# WORK REQUIRED
Every line that contains the word "chart" should be copied.

----- DATA SHOWN

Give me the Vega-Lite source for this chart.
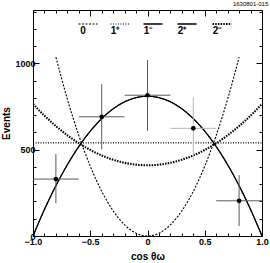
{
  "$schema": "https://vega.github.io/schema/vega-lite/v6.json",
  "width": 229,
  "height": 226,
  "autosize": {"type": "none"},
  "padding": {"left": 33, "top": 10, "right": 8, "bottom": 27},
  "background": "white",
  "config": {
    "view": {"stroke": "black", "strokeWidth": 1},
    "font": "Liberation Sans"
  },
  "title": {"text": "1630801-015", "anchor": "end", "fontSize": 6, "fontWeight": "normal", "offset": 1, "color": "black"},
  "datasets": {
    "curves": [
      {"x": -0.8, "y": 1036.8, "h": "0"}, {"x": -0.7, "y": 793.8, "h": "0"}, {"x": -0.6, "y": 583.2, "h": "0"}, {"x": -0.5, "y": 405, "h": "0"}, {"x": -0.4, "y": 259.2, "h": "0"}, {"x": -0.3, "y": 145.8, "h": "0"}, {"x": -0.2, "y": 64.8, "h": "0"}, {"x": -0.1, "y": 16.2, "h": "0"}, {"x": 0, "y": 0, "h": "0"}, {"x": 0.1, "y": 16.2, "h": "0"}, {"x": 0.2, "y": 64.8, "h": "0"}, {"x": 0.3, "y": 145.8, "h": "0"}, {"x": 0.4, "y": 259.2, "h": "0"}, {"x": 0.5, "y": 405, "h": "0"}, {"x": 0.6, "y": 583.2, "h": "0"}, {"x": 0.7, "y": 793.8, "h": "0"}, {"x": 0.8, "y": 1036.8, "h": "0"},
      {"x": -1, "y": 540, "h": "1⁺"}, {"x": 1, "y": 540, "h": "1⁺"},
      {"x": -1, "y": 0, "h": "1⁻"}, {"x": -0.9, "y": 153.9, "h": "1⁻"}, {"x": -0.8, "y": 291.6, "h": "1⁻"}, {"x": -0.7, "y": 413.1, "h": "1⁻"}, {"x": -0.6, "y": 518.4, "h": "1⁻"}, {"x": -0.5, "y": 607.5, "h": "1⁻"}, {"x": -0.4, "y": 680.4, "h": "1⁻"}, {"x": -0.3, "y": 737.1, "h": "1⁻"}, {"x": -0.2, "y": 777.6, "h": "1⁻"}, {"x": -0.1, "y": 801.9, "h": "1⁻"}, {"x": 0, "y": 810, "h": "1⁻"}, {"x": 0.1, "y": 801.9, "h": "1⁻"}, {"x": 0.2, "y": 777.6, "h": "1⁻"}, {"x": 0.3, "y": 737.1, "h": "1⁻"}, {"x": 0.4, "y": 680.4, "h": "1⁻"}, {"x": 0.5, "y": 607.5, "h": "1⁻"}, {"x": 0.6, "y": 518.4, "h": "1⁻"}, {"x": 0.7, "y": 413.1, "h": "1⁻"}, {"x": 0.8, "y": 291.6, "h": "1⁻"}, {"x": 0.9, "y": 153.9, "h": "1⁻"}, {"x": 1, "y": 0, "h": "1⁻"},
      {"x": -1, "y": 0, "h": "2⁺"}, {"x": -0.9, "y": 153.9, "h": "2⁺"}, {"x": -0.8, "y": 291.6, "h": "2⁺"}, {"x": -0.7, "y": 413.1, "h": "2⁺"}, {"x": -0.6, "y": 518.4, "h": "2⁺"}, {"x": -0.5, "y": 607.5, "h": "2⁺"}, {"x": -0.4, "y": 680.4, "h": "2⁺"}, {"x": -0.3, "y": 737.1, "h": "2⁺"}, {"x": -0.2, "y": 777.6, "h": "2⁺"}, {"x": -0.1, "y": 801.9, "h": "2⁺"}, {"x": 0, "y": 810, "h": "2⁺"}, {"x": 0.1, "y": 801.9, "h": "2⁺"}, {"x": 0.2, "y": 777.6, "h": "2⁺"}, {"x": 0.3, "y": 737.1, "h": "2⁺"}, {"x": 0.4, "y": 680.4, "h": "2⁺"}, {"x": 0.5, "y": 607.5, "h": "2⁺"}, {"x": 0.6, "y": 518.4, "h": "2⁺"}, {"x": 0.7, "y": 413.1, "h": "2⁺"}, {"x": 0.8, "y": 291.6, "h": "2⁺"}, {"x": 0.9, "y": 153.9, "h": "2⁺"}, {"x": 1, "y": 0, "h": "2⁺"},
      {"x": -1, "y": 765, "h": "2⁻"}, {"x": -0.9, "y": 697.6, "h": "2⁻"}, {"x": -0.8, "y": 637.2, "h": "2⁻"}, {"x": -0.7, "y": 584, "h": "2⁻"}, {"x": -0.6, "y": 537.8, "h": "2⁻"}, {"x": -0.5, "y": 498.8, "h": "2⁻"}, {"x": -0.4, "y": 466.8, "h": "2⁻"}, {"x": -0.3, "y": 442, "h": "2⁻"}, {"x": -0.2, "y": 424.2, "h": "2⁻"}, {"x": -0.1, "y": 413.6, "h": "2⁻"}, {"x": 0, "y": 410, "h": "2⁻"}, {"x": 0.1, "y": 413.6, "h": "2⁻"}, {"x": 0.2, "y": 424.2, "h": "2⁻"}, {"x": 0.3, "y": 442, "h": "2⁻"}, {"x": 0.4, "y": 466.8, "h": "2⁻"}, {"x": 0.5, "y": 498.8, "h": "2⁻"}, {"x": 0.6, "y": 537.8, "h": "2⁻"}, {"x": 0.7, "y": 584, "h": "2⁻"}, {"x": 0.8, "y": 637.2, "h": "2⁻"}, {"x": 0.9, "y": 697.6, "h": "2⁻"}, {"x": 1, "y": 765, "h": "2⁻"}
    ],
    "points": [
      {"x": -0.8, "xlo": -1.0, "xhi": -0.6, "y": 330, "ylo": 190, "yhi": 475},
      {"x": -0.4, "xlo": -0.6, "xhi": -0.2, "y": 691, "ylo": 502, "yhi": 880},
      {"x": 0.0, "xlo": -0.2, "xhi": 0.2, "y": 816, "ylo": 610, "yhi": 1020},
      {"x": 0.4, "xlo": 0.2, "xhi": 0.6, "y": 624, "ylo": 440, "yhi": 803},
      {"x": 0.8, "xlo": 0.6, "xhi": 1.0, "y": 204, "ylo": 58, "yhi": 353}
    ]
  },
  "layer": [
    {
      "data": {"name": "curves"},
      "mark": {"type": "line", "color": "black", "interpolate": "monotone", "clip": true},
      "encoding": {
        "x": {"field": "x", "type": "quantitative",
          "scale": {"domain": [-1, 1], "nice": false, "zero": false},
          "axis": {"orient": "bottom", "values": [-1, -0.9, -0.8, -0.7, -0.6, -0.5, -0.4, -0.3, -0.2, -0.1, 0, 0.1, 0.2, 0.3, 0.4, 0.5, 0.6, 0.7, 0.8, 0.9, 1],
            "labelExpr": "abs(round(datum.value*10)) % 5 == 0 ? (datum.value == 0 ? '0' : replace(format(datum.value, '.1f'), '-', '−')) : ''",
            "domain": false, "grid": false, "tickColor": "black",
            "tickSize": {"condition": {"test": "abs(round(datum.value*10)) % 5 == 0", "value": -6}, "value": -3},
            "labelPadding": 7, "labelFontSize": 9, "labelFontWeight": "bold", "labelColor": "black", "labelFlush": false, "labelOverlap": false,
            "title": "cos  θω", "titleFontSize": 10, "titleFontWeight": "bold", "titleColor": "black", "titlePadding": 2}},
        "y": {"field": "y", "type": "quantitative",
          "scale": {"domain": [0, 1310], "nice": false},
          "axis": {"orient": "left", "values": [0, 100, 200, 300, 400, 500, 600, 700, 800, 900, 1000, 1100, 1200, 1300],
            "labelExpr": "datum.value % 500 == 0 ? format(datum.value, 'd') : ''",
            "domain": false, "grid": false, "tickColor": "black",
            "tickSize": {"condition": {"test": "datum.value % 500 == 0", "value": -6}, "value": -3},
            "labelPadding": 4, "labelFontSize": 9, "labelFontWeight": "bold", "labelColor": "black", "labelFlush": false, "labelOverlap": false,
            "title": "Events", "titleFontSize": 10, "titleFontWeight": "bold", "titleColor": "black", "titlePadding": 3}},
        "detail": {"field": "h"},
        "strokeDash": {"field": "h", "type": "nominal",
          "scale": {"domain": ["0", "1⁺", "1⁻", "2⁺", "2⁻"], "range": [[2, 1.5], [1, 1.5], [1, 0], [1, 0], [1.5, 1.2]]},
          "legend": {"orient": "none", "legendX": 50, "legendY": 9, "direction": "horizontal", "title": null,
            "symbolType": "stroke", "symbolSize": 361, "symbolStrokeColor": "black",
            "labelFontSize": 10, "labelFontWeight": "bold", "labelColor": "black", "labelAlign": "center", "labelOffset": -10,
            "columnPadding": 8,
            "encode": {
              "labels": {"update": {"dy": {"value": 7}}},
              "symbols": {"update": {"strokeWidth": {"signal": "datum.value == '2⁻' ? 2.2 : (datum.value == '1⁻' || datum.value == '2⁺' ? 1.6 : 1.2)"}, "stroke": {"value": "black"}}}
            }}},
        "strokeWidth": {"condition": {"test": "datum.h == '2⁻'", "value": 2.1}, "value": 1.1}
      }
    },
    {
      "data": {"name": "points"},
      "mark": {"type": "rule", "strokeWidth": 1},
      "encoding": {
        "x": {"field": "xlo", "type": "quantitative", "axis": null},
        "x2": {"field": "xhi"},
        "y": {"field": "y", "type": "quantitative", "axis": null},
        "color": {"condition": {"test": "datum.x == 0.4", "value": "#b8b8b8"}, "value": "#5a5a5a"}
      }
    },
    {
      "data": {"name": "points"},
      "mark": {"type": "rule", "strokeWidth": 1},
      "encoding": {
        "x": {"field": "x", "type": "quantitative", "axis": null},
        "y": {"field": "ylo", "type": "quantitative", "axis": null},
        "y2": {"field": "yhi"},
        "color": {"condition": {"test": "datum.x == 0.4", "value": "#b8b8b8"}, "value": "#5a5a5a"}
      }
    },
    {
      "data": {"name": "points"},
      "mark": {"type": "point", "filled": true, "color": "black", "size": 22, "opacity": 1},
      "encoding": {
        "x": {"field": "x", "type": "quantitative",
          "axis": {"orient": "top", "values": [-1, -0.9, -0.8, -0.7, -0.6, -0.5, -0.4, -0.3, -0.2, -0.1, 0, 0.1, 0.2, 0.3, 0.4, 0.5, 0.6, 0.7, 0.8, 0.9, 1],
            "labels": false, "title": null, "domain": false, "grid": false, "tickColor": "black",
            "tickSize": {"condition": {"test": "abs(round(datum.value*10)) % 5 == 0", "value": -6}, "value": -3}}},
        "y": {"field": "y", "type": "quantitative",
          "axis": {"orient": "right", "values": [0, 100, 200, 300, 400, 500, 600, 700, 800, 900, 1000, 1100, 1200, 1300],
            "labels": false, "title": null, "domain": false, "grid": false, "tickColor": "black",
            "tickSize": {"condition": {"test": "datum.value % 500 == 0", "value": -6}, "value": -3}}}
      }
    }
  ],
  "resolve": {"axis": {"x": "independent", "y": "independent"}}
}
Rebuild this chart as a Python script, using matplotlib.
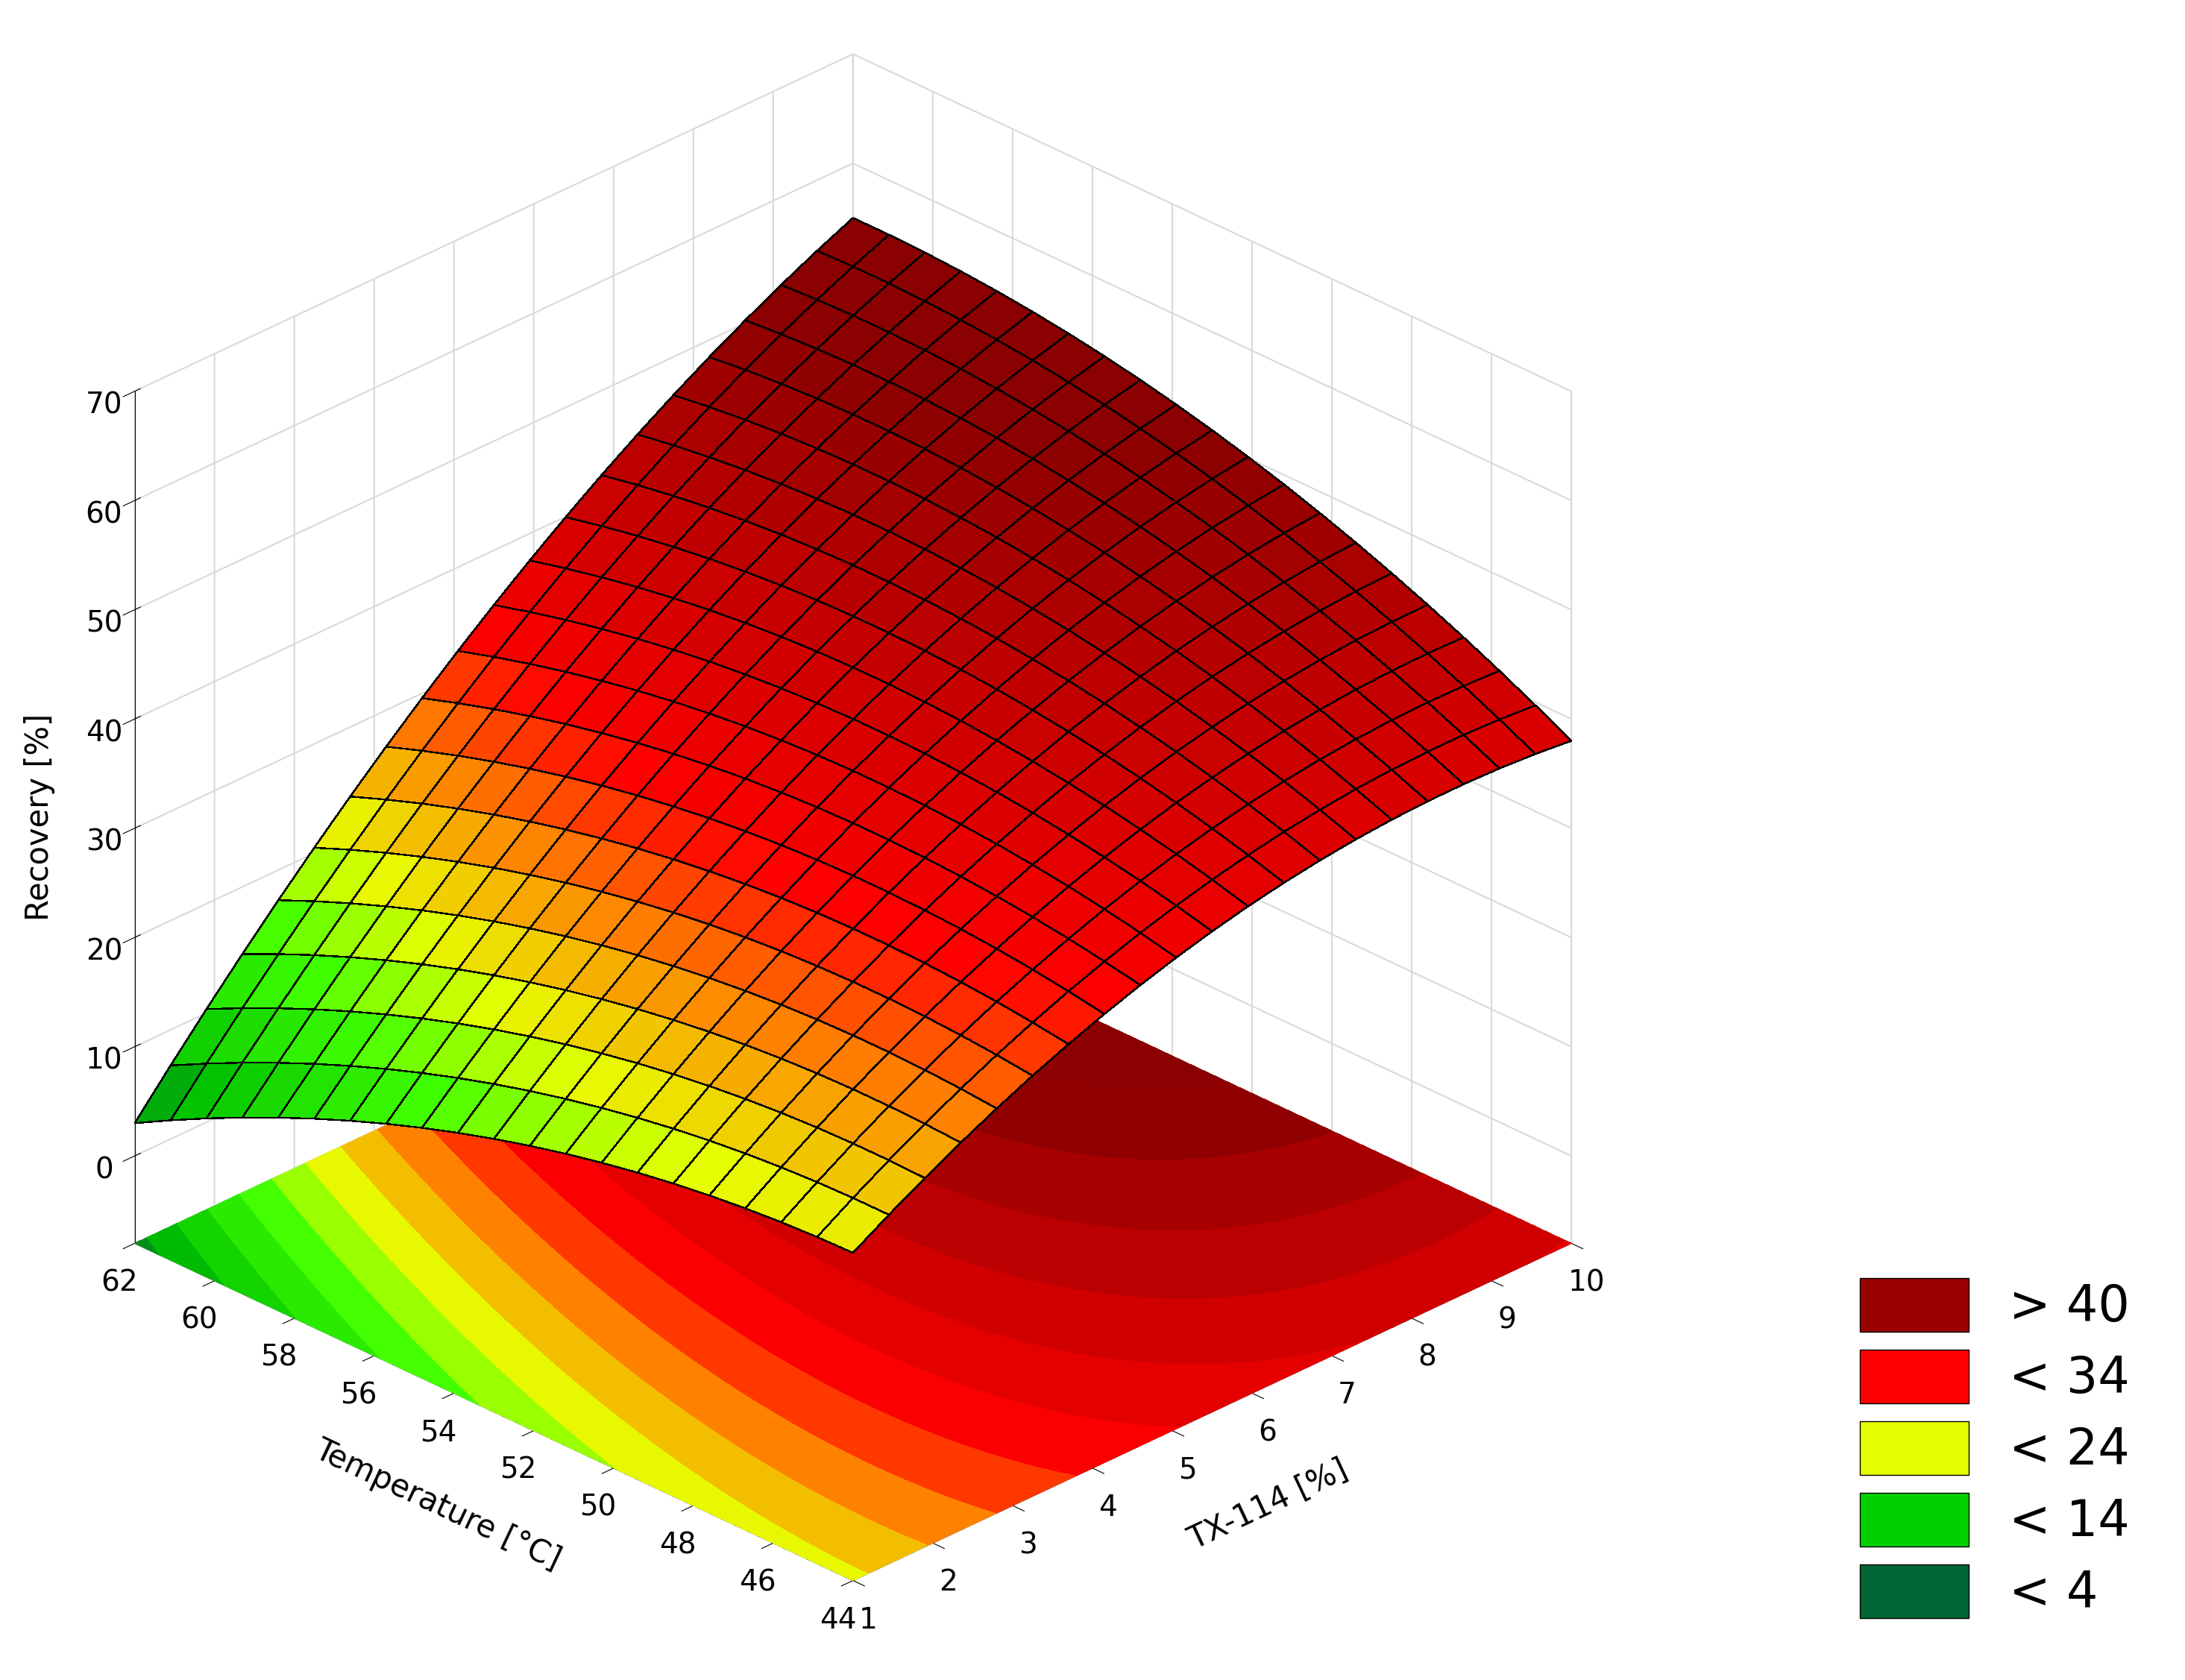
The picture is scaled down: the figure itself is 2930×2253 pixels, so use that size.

----------

# PROBLEM SOLUTION
Give me the Vega-Lite source for this chart.
Rebuild this chart as a Python script, using matplotlib.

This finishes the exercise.